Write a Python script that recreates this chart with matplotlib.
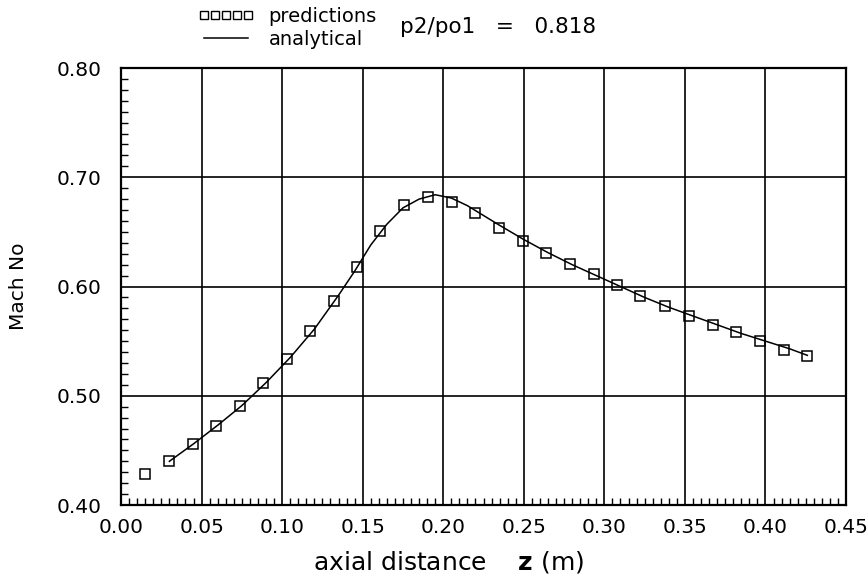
import matplotlib.pyplot as plt
from matplotlib.lines import Line2D
from matplotlib.ticker import MultipleLocator

# predictions (squares)
z_pred = [0.0149, 0.0298, 0.0447, 0.0590, 0.0739, 0.0884, 0.1031, 0.1176,
          0.1319, 0.1466, 0.1610, 0.1757, 0.1906, 0.2053, 0.2200, 0.2348,
          0.2494, 0.2640, 0.2788, 0.2933, 0.3080, 0.3223, 0.3378, 0.3523,
          0.3674, 0.3819, 0.3968, 0.4113, 0.4258]
mach_pred = [0.428, 0.440, 0.456, 0.472, 0.491, 0.512, 0.534, 0.559,
             0.587, 0.618, 0.651, 0.675, 0.682, 0.677, 0.667, 0.654,
             0.642, 0.631, 0.621, 0.611, 0.601, 0.591, 0.582, 0.573,
             0.565, 0.558, 0.550, 0.542, 0.536]

# analytical solution (line)
z_an = [0.030, 0.045, 0.060, 0.075, 0.090, 0.105, 0.120, 0.135, 0.145,
        0.155, 0.165, 0.175, 0.185, 0.195, 0.205, 0.215, 0.225, 0.235,
        0.250, 0.265, 0.280, 0.295, 0.310, 0.325, 0.340, 0.355, 0.370,
        0.385, 0.400, 0.415, 0.426]
mach_an = [0.440, 0.456, 0.473, 0.491, 0.512, 0.535, 0.561, 0.592, 0.614,
           0.638, 0.657, 0.672, 0.680, 0.684, 0.681, 0.674, 0.665, 0.656,
           0.643, 0.631, 0.620, 0.610, 0.600, 0.590, 0.581, 0.573, 0.565,
           0.557, 0.550, 0.543, 0.537]

fig = plt.figure(figsize=(8.67, 5.74), dpi=100)
ax = fig.add_axes([0.1396, 0.1202, 0.8362, 0.7613])

ax.plot(z_an, mach_an, color='black', lw=1.1, zorder=3)
ax.plot(z_pred, mach_pred, ls='none', marker='s', ms=6.8, mfc='none',
        mec='black', mew=1.1, zorder=4)

ax.set_xlim(0.0, 0.45)
ax.set_ylim(0.40, 0.80)
ax.xaxis.set_major_locator(MultipleLocator(0.05))
ax.yaxis.set_major_locator(MultipleLocator(0.10))
ax.xaxis.set_minor_locator(MultipleLocator(0.005))
ax.yaxis.set_minor_locator(MultipleLocator(0.01))
ax.set_xticklabels([f'{v:.2f}' for v in ax.get_xticks()])
ax.set_yticklabels([f'{v:.2f}' for v in ax.get_yticks()])
ax.tick_params(which='major', length=0, labelsize=14.5)
ax.tick_params(axis='x', which='major', pad=9)
ax.tick_params(axis='y', which='major', pad=14)
ax.tick_params(which='minor', direction='in', length=5, width=1.0,
               top=False, right=False)
ax.grid(True, which='major', color='black', lw=1.2)
for s in ax.spines.values():
    s.set_linewidth(1.6)

ax.set_ylabel('Mach No', fontsize=14.5)
ax.yaxis.set_label_coords(-0.128, 0.5)
ax.set_xlabel(r'axial distance    $\mathbf{z}$ (m)', fontsize=18)
ax.xaxis.set_label_coords(0.452, -0.1)

handles = [Line2D([], [], ls='none', marker='s', ms=6.2, mfc='none',
                  mec='black', mew=1.0),
           Line2D([], [], color='black', lw=1.1)]
fig.legend(handles, ['predictions', 'analytical'], numpoints=5,
           loc='center left', bbox_to_anchor=(0.228, 0.951), frameon=False,
           fontsize=14, handlelength=2.9, handletextpad=0.75,
           labelspacing=0.2, borderpad=0.0, borderaxespad=0.0)
fig.text(0.461, 0.953, 'p2/po1   =   0.818', fontsize=15.5, va='center')

fig.savefig('out.png', dpi=100)
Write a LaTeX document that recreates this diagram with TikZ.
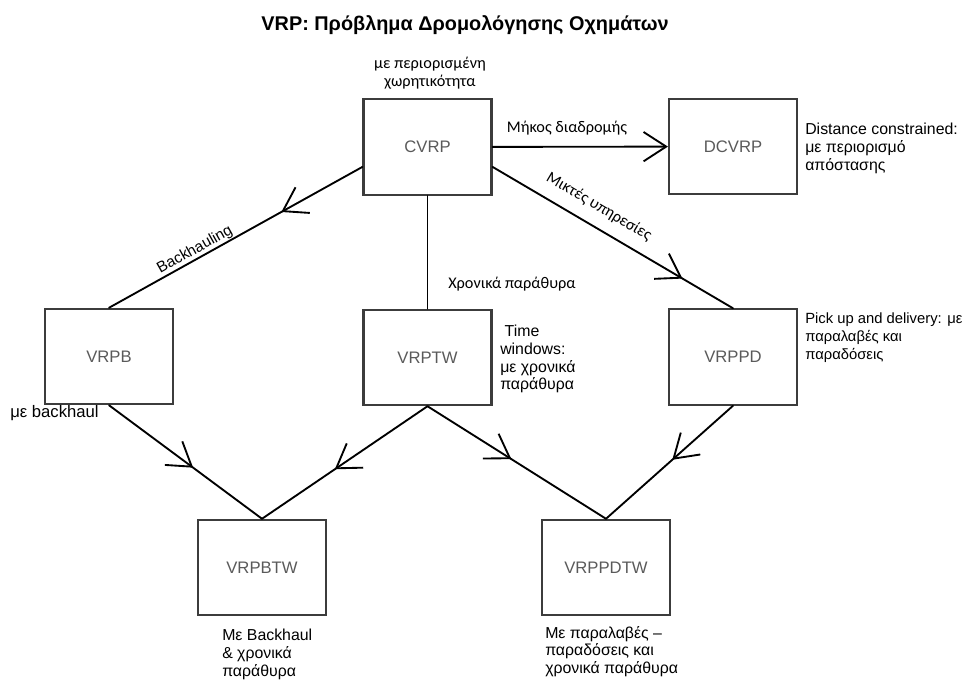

-*-

In the entries above, identify every line with the word "recreates". Copy those lines.

#### Finished exercise
Write a Python script that recreates this chart with matplotlib.
Write a LaTeX document that recreates this diagram with TikZ.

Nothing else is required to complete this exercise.